Social Media Video Distribution
Each social platform favors different video formats and lengths. Instagram Reels perform best at 15 to 30 seconds. Facebook performs well with videos up to three minutes, especially in local community groups. TikTok rewards entertaining and educational content up to 60 seconds. LinkedIn favors professional thought leadership content from 30 seconds to two minutes. A single piece of video content can be repurposed across all of these platforms by editing to platform-specific lengths and aspect ratios.
Post native video directly to each platform rather than sharing YouTube links. Facebook, Instagram, and TikTok all suppress the reach of posts that link away from their platforms. Upload the video file directly to each platform to maximize the algorithmic distribution of your content.
Q&A: Video Marketing for Real Estate
Q: Do I need to be on camera in my real estate videos?
A: For brand-building and educational content, being on camera is highly recommended. It builds personal connection and trust in ways that narrated slideshows cannot replicate. For property listing videos, on-camera appearances are optional. Start with narrated property videos and neighborhood tours to build comfort, then gradually introduce on-camera segments as your confidence grows.
Q: How long should a real estate listing video be?
A: Two to four minutes is the optimal range for a residential listing video posted to YouTube and embedded on a property listing page. Shorter clips of 30 to 60 seconds work better for social media teasers that drive traffic to the full video.
Q: How do I get over my fear of being on camera?
A: Practice, volume, and a forgiving editing mindset. Film ten short videos without worrying about perfection, edit out the awkward pauses and mistakes, and publish them. You will be dramatically more comfortable on camera after ten videos than you are now. Most people who appear natural and confident on camera got there through repetition, not natural talent.
Q: Should I hire a videographer for my listings?
A: For properties above the median price in your market, yes. Professional videography is a value-add that differentiates your listings and justifies your commission to potential seller clients. Below the median, the ROI calculation depends on your market. Many agents offer professional video as a premium option that sellers can add to their marketing package.
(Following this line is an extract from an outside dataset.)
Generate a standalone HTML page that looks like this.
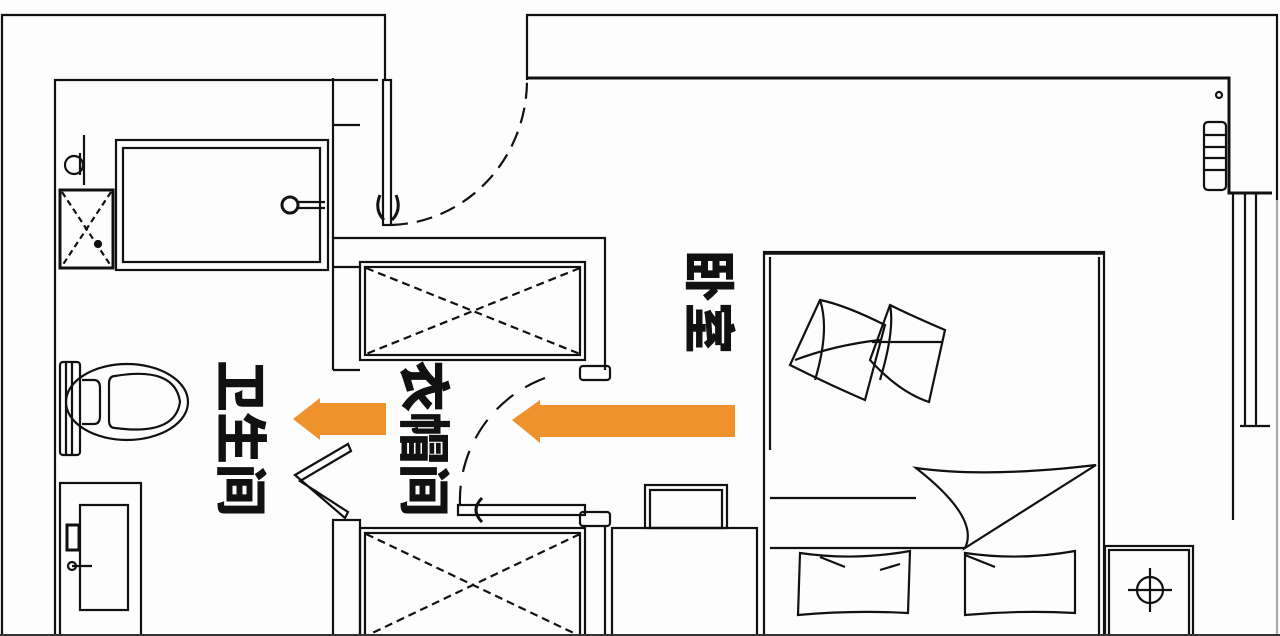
<!DOCTYPE html>
<html><head><meta charset="utf-8"><style>
html,body{margin:0;padding:0;background:#fff;width:1280px;height:636px;overflow:hidden}
svg{display:block}
.t{font-family:"Liberation Sans","Noto Sans CJK SC",sans-serif;font-weight:900;font-size:50px;fill:#111}
</style></head><body>
<svg width="1280" height="636" viewBox="0 0 1280 636" xmlns="http://www.w3.org/2000/svg">
<rect width="1280" height="636" fill="#fdfdfd"/>
<g fill="none" stroke="#111" stroke-width="2.2">
<polyline points="2,636 2,15 385,15 385,80"/>
<polyline points="527,80 527,15 1277,15 1277,200"/>
<polyline points="55,636 55,80 378,80"/>
<polyline points="527,78 1229,78 1229,193 1272,193" stroke-width="3"/>
<line x1="1233" y1="193" x2="1233" y2="520"/>
<line x1="1245" y1="193" x2="1245" y2="426"/>
<line x1="1256" y1="193" x2="1256" y2="426"/>
<line x1="1240" y1="426" x2="1270" y2="426"/>
<line x1="1277" y1="200" x2="1277" y2="636" stroke="#aaa"/>
<circle cx="1219" cy="95" r="3"/>
<rect x="1204" y="122" width="22" height="68" rx="4"/>
<line x1="1204" y1="135" x2="1226" y2="135"/><line x1="1204" y1="147" x2="1226" y2="147"/><line x1="1204" y1="158" x2="1226" y2="158"/><line x1="1204" y1="170" x2="1226" y2="170"/>
<rect x="383" y="80" width="8" height="145"/>
<path d="M392 225 A140 145 0 0 0 527 80" stroke-dasharray="16 9"/>
<path d="M380 195 q-6 15 4 25 M396 195 q6 15 -4 25" stroke-width="3"/>
<line x1="333" y1="78" x2="333" y2="238"/>
<line x1="333" y1="125" x2="360" y2="125"/>
<rect x="116" y="140" width="212" height="130"/>
<rect x="123" y="148" width="197" height="114"/>
<circle cx="290" cy="205" r="8" stroke-width="3"/>
<line x1="298" y1="202" x2="325" y2="202"/><line x1="298" y1="208" x2="325" y2="208"/>
<rect x="60" y="190" width="53" height="78" stroke-width="3"/>
<path d="M62 192 L111 266 M111 192 L62 266" stroke-dasharray="6 4"/>
<circle cx="98" cy="244" r="3" fill="#111"/>
<path d="M80 153 v22 M84 135 v50" />
<circle cx="74" cy="165" r="9"/>
<polyline points="333,370 333,238 605,238 605,370"/>
<line x1="333" y1="370" x2="360" y2="370"/>
<line x1="333" y1="267" x2="360" y2="267"/>
<rect x="360" y="262" width="225" height="98"/>
<rect x="365" y="267" width="215" height="88"/>
<path d="M366 268 L580 354 M580 268 L366 354" stroke-dasharray="8 5"/>
<rect x="580" y="366" width="30" height="14" rx="3"/>
<path d="M545 378 A130 130 0 0 0 460 505" stroke-dasharray="22 14"/>
<rect x="458" y="505" width="127" height="10"/>
<path d="M482 498 q-12 12 0 24" stroke-width="3"/>
<rect x="333" y="520" width="27" height="116"/>
<rect x="360" y="528" width="225" height="110"/>
<rect x="365" y="533" width="215" height="105"/>
<path d="M366 534 L580 636 M580 534 L366 636" stroke-dasharray="8 5"/>
<rect x="580" y="512" width="30" height="14" rx="3"/>
<line x1="605" y1="525" x2="605" y2="636"/>
<path d="M295 475 L348 444 L351 451 L300 481 L348 512 L345 518 Z"/>
<rect x="60" y="362" width="20" height="93" rx="3"/>
<line x1="66" y1="362" x2="66" y2="455"/><line x1="72" y1="362" x2="72" y2="455"/>
<ellipse cx="127" cy="402" rx="61" ry="38"/>
<path d="M82 380 h12 q6 0 6 8 v28 q0 8 -6 8 h-12"/>
<path d="M115 376 q60 -10 65 26 q-5 34 -65 26 q-6 0 -6 -8 v-36 q0 -8 6 -8z"/>
<rect x="60" y="483" width="81" height="153"/>
<rect x="80" y="505" width="48" height="105"/>
<rect x="67" y="525" width="12" height="25" stroke-width="3"/>
<circle cx="72" cy="566" r="4"/><line x1="72" y1="566" x2="92" y2="566"/>
<rect x="612" y="528" width="145" height="110"/>
<rect x="645" y="485" width="82" height="43"/>
<rect x="650" y="490" width="72" height="38"/>
<rect x="764" y="252" width="340" height="390"/>
<line x1="764" y1="253" x2="1104" y2="253" stroke-width="3.5"/>
<line x1="770" y1="257" x2="770" y2="450"/>
<line x1="1099" y1="257" x2="1099" y2="636"/>
<line x1="770" y1="498" x2="916" y2="498"/>
<line x1="770" y1="548" x2="965" y2="548"/>
<path d="M916 468 q70 10 180 -3 L965 548 q15 -30 -49 -80z"/>
<path d="M769 636 h335"/>
<path d="M800 553 q55 8 110 -2 l-2 62 q-55 -3 -110 2 z M820 557 l25 10 M900 564 l-20 6"/>
<path d="M965 553 q55 8 110 -2 l0 62 q-55 -3 -110 2 z M965 555 l30 12"/>
<path d="M790 365 l30 -65 q25 5 65 25 l-20 75 q-35 -15 -75 -35z M820 300 q10 30 -5 80 M795 360 q40 -15 85 -20"/>
<path d="M870 360 l20 -55 q20 10 55 25 l-16 72 q-30 -10 -59 -42z M890 305 q5 25 -10 75 M872 342 q40 0 70 0"/>
<rect x="1105" y="546" width="88" height="90"/>
<rect x="1109" y="550" width="80" height="86"/>
<circle cx="1150" cy="590" r="13"/>
<line x1="1128" y1="590" x2="1172" y2="590"/><line x1="1150" y1="568" x2="1150" y2="612"/>
</g>
<line x1="0" y1="635" x2="1280" y2="635" stroke="#333" stroke-width="2"/>
<polygon points="293,419 320,398 320,403 386,403 386,435 320,435 320,440" fill="#f0922b"/>
<polygon points="512,420 540,400 540,405 735,405 735,437 540,437 540,443" fill="#f0922b"/>
<text class="t" x="222" y="360" style="writing-mode:vertical-rl;text-orientation:sideways;font-size:52px">卫生间</text>
<text class="t" x="405" y="360" style="writing-mode:vertical-rl;text-orientation:sideways;font-size:52px">衣帽间</text>
<text class="t" x="690" y="250" style="writing-mode:vertical-rl;text-orientation:sideways;font-size:52px">卧室</text>
</svg>
</body></html>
Q: How do I track whether my video marketing is generating leads?
A: Use UTM parameters on any links in your video descriptions or social media posts. Set up goal tracking in Google Analytics on your website to record video-driven conversions. Ask every new lead how they found you. Over time, these data points will give you a clear picture of which video content is driving the most business and where to double down your production efforts.